▶ [STATED TASK]: Begin with the first line of the material and write out each line exactly, ending with the line that contains "y_ticks = [0, 10, 20, 30, 40, 50, 60, 70]". Pictures are not part of the copy.

-- begin --

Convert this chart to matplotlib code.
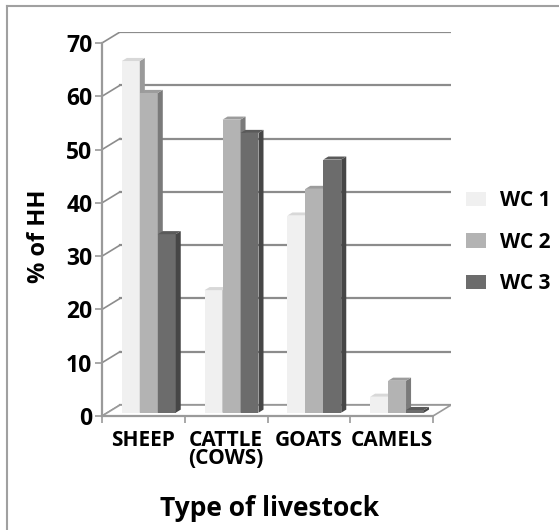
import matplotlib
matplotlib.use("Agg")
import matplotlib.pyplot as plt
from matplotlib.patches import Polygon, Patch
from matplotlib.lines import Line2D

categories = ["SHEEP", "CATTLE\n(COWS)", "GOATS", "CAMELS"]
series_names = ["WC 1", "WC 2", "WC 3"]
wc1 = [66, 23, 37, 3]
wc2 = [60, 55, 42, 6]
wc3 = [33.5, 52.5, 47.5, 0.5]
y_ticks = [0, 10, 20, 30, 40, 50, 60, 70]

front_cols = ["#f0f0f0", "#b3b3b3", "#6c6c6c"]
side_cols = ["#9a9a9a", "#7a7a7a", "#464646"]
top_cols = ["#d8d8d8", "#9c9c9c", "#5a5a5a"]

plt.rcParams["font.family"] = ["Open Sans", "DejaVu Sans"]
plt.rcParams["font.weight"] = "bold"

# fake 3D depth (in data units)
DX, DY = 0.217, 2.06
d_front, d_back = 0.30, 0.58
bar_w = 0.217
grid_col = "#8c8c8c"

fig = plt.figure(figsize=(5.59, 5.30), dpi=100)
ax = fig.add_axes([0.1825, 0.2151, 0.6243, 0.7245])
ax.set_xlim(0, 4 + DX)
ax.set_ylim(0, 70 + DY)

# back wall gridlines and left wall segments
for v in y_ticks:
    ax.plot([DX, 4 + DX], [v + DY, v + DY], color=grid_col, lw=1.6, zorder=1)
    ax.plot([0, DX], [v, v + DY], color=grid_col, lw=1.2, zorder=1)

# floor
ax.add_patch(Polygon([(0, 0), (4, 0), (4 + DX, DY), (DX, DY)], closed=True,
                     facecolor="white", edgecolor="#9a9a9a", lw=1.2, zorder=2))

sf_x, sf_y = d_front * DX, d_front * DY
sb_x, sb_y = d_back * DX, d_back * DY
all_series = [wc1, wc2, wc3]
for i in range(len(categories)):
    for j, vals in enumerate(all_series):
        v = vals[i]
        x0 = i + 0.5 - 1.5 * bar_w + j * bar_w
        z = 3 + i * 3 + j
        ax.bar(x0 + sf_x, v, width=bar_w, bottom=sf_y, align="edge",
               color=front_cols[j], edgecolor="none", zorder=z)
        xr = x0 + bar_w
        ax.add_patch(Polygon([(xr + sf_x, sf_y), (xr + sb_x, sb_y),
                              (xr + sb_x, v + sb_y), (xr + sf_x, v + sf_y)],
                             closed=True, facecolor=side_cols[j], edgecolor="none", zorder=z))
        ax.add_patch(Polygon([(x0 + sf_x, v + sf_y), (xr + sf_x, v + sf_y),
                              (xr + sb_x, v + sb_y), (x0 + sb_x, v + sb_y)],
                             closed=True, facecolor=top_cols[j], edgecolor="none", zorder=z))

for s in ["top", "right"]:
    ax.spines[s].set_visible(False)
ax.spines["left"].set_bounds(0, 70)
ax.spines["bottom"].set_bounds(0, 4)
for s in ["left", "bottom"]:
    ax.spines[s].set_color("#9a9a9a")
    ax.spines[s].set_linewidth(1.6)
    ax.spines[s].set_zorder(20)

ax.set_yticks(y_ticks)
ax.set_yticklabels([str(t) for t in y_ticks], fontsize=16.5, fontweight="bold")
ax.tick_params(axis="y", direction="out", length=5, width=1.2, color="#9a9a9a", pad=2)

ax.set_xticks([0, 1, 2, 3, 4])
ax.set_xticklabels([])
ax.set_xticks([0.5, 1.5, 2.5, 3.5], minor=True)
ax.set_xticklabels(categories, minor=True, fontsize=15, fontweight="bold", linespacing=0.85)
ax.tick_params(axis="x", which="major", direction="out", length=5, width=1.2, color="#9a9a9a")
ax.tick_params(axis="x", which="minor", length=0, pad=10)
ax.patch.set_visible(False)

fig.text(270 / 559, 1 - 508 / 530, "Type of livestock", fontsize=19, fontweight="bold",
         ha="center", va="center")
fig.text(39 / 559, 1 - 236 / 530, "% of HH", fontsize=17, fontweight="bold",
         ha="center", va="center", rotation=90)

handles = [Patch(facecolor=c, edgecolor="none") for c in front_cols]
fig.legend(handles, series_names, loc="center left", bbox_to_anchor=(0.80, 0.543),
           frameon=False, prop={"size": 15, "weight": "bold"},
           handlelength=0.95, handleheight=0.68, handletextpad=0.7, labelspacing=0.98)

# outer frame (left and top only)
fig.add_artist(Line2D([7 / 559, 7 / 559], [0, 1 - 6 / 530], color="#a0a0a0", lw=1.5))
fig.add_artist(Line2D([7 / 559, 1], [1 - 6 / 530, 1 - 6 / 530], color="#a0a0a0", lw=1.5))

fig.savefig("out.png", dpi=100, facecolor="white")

-- end --

▶ [THE RESPONSE]:
Convert this chart to matplotlib code.
import matplotlib
matplotlib.use("Agg")
import matplotlib.pyplot as plt
from matplotlib.patches import Polygon, Patch
from matplotlib.lines import Line2D

categories = ["SHEEP", "CATTLE\n(COWS)", "GOATS", "CAMELS"]
series_names = ["WC 1", "WC 2", "WC 3"]
wc1 = [66, 23, 37, 3]
wc2 = [60, 55, 42, 6]
wc3 = [33.5, 52.5, 47.5, 0.5]
y_ticks = [0, 10, 20, 30, 40, 50, 60, 70]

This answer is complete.